## Provided data:

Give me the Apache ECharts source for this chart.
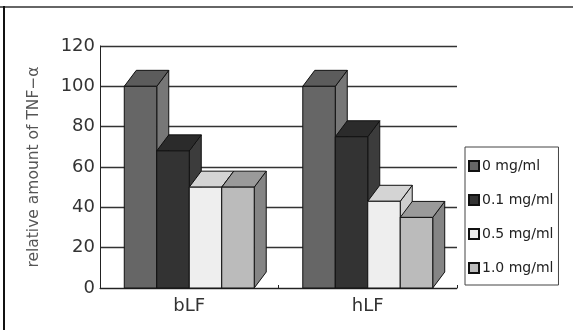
<!DOCTYPE html>
<html><head><meta charset="utf-8">
<script src="https://cdn.jsdelivr.net/npm/echarts@6/dist/echarts.min.js"></script>
<style>html,body{margin:0;padding:0;background:#fff;}#c{width:573px;height:330px;}</style>
</head><body><div id="c"></div>
<script>
var categories = ['bLF', 'hLF'];
var seriesNames = ['0 mg/ml', '0.1 mg/ml', '0.5 mg/ml', '1.0 mg/ml'];
var s0 = [100, 100];
var s1 = [68, 75];
var s2 = [50, 43];
var s3 = [50, 35];
var yTicks = [0, 20, 40, 60, 80, 100, 120];

var seriesValues = [s0, s1, s2, s3];
var faceColors = [
  {front: '#666666', top: '#5c5c5c', side: '#777777'},
  {front: '#333333', top: '#2b2b2b', side: '#3c3c3c'},
  {front: '#eeeeee', top: '#d4d4d4', side: '#cfcfcf'},
  {front: '#bbbbbb', top: '#9a9a9a', side: '#858585'}
];
var DX = 12, DY = -16;

function makeRender(si) {
  return function (params, api) {
    var cat = api.value(0), val = api.value(1);
    var base = api.coord([cat, 0]);
    var top = api.coord([cat, val]);
    var band = api.size([1, 0])[0];
    var bw = band * 0.182;
    var x0 = base[0] - 2 * bw + si * bw;
    var x1 = x0 + bw;
    var y0 = base[1], y1 = top[1];
    var c = faceColors[si];
    var st = {stroke: '#111', lineWidth: 1};
    return {
      type: 'group',
      children: [
        {type: 'polygon', shape: {points: [[x1, y1], [x1 + DX, y1 + DY], [x1 + DX, y0 + DY], [x1, y0]]},
         style: Object.assign({fill: c.side}, st)},
        {type: 'polygon', shape: {points: [[x0, y1], [x0 + DX, y1 + DY], [x1 + DX, y1 + DY], [x1, y1]]},
         style: Object.assign({fill: c.top}, st)},
        {type: 'rect', shape: {x: x0, y: y1, width: bw, height: y0 - y1},
         style: Object.assign({fill: c.front}, st)}
      ]
    };
  };
}

var series = seriesNames.map(function (name, si) {
  return {
    name: name,
    type: 'custom',
    renderItem: makeRender(si),
    itemStyle: {color: faceColors[si].front, borderColor: '#111', borderWidth: 1},
    encode: {x: 0, y: 1},
    data: seriesValues[si].map(function (v, i) { return [i, v]; }),
    z: 3
  };
});

var chart = echarts.init(document.getElementById('c'));
chart.setOption({
  animation: false,
  backgroundColor: '#fff',
  textStyle: {fontFamily: 'DejaVu Sans'},
  graphic: [
    {type: 'line', shape: {x1: 0, y1: 7, x2: 573, y2: 7}, style: {stroke: '#666', lineWidth: 2}},
    {type: 'line', shape: {x1: 4, y1: 6, x2: 4, y2: 330}, style: {stroke: '#111', lineWidth: 2}}
  ],
  grid: {left: 100, right: 116, top: 46, bottom: 42},
  legend: {
    orient: 'vertical', left: 465, top: 147,
    padding: [12, 5, 10, 3],
    itemGap: 20, itemWidth: 10, itemHeight: 10,
    icon: 'rect',
    borderColor: '#444', borderWidth: 1,
    textStyle: {fontFamily: 'DejaVu Sans', fontSize: 14, color: '#222', padding: [0, 0, 0, -2]},
    data: seriesNames
  },
  xAxis: {
    type: 'category', data: categories,
    axisLine: {lineStyle: {color: '#222', width: 1}},
    axisTick: {show: true, inside: true, length: 3, lineStyle: {color: '#222'}},
    axisLabel: {fontFamily: 'DejaVu Sans', fontSize: 18, color: '#333', margin: 9}
  },
  yAxis: {
    type: 'value', min: 0, max: 120, interval: 20,
    name: 'relative amount of TNF\u2212\u03b1', nameLocation: 'middle', nameGap: 58,
    nameTextStyle: {fontFamily: 'DejaVu Sans', fontSize: 15.5, color: '#555'},
    axisLine: {show: true, lineStyle: {color: '#222', width: 1}},
    axisTick: {show: false},
    axisLabel: {fontFamily: 'DejaVu Sans', fontSize: 18, color: '#333', margin: 5,
      formatter: function (v) { return yTicks.indexOf(v) >= 0 ? String(v) : ''; }},
    splitLine: {lineStyle: {color: '#333', width: 1.3}}
  },
  series: series
});
</script></body></html>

## What is being asked:
Take the listing above and print it exactly, apart from the pictures.

## Written solution:
Give me the Apache ECharts source for this chart.
<!DOCTYPE html>
<html><head><meta charset="utf-8">
<script src="https://cdn.jsdelivr.net/npm/echarts@6/dist/echarts.min.js"></script>
<style>html,body{margin:0;padding:0;background:#fff;}#c{width:573px;height:330px;}</style>
</head><body><div id="c"></div>
<script>
var categories = ['bLF', 'hLF'];
var seriesNames = ['0 mg/ml', '0.1 mg/ml', '0.5 mg/ml', '1.0 mg/ml'];
var s0 = [100, 100];
var s1 = [68, 75];
var s2 = [50, 43];
var s3 = [50, 35];
var yTicks = [0, 20, 40, 60, 80, 100, 120];

var seriesValues = [s0, s1, s2, s3];
var faceColors = [
  {front: '#666666', top: '#5c5c5c', side: '#777777'},
  {front: '#333333', top: '#2b2b2b', side: '#3c3c3c'},
  {front: '#eeeeee', top: '#d4d4d4', side: '#cfcfcf'},
  {front: '#bbbbbb', top: '#9a9a9a', side: '#858585'}
];
var DX = 12, DY = -16;

function makeRender(si) {
  return function (params, api) {
    var cat = api.value(0), val = api.value(1);
    var base = api.coord([cat, 0]);
    var top = api.coord([cat, val]);
    var band = api.size([1, 0])[0];
    var bw = band * 0.182;
    var x0 = base[0] - 2 * bw + si * bw;
    var x1 = x0 + bw;
    var y0 = base[1], y1 = top[1];
    var c = faceColors[si];
    var st = {stroke: '#111', lineWidth: 1};
    return {
      type: 'group',
      children: [
        {type: 'polygon', shape: {points: [[x1, y1], [x1 + DX, y1 + DY], [x1 + DX, y0 + DY], [x1, y0]]},
         style: Object.assign({fill: c.side}, st)},
        {type: 'polygon', shape: {points: [[x0, y1], [x0 + DX, y1 + DY], [x1 + DX, y1 + DY], [x1, y1]]},
         style: Object.assign({fill: c.top}, st)},
        {type: 'rect', shape: {x: x0, y: y1, width: bw, height: y0 - y1},
         style: Object.assign({fill: c.front}, st)}
      ]
    };
  };
}

var series = seriesNames.map(function (name, si) {
  return {
    name: name,
    type: 'custom',
    renderItem: makeRender(si),
    itemStyle: {color: faceColors[si].front, borderColor: '#111', borderWidth: 1},
    encode: {x: 0, y: 1},
    data: seriesValues[si].map(function (v, i) { return [i, v]; }),
    z: 3
  };
});

var chart = echarts.init(document.getElementById('c'));
chart.setOption({
  animation: false,
  backgroundColor: '#fff',
  textStyle: {fontFamily: 'DejaVu Sans'},
  graphic: [
    {type: 'line', shape: {x1: 0, y1: 7, x2: 573, y2: 7}, style: {stroke: '#666', lineWidth: 2}},
    {type: 'line', shape: {x1: 4, y1: 6, x2: 4, y2: 330}, style: {stroke: '#111', lineWidth: 2}}
  ],
  grid: {left: 100, right: 116, top: 46, bottom: 42},
  legend: {
    orient: 'vertical', left: 465, top: 147,
    padding: [12, 5, 10, 3],
    itemGap: 20, itemWidth: 10, itemHeight: 10,
    icon: 'rect',
    borderColor: '#444', borderWidth: 1,
    textStyle: {fontFamily: 'DejaVu Sans', fontSize: 14, color: '#222', padding: [0, 0, 0, -2]},
    data: seriesNames
  },
  xAxis: {
    type: 'category', data: categories,
    axisLine: {lineStyle: {color: '#222', width: 1}},
    axisTick: {show: true, inside: true, length: 3, lineStyle: {color: '#222'}},
    axisLabel: {fontFamily: 'DejaVu Sans', fontSize: 18, color: '#333', margin: 9}
  },
  yAxis: {
    type: 'value', min: 0, max: 120, interval: 20,
    name: 'relative amount of TNF\u2212\u03b1', nameLocation: 'middle', nameGap: 58,
    nameTextStyle: {fontFamily: 'DejaVu Sans', fontSize: 15.5, color: '#555'},
    axisLine: {show: true, lineStyle: {color: '#222', width: 1}},
    axisTick: {show: false},
    axisLabel: {fontFamily: 'DejaVu Sans', fontSize: 18, color: '#333', margin: 5,
      formatter: function (v) { return yTicks.indexOf(v) >= 0 ? String(v) : ''; }},
    splitLine: {lineStyle: {color: '#333', width: 1.3}}
  },
  series: series
});
</script></body></html>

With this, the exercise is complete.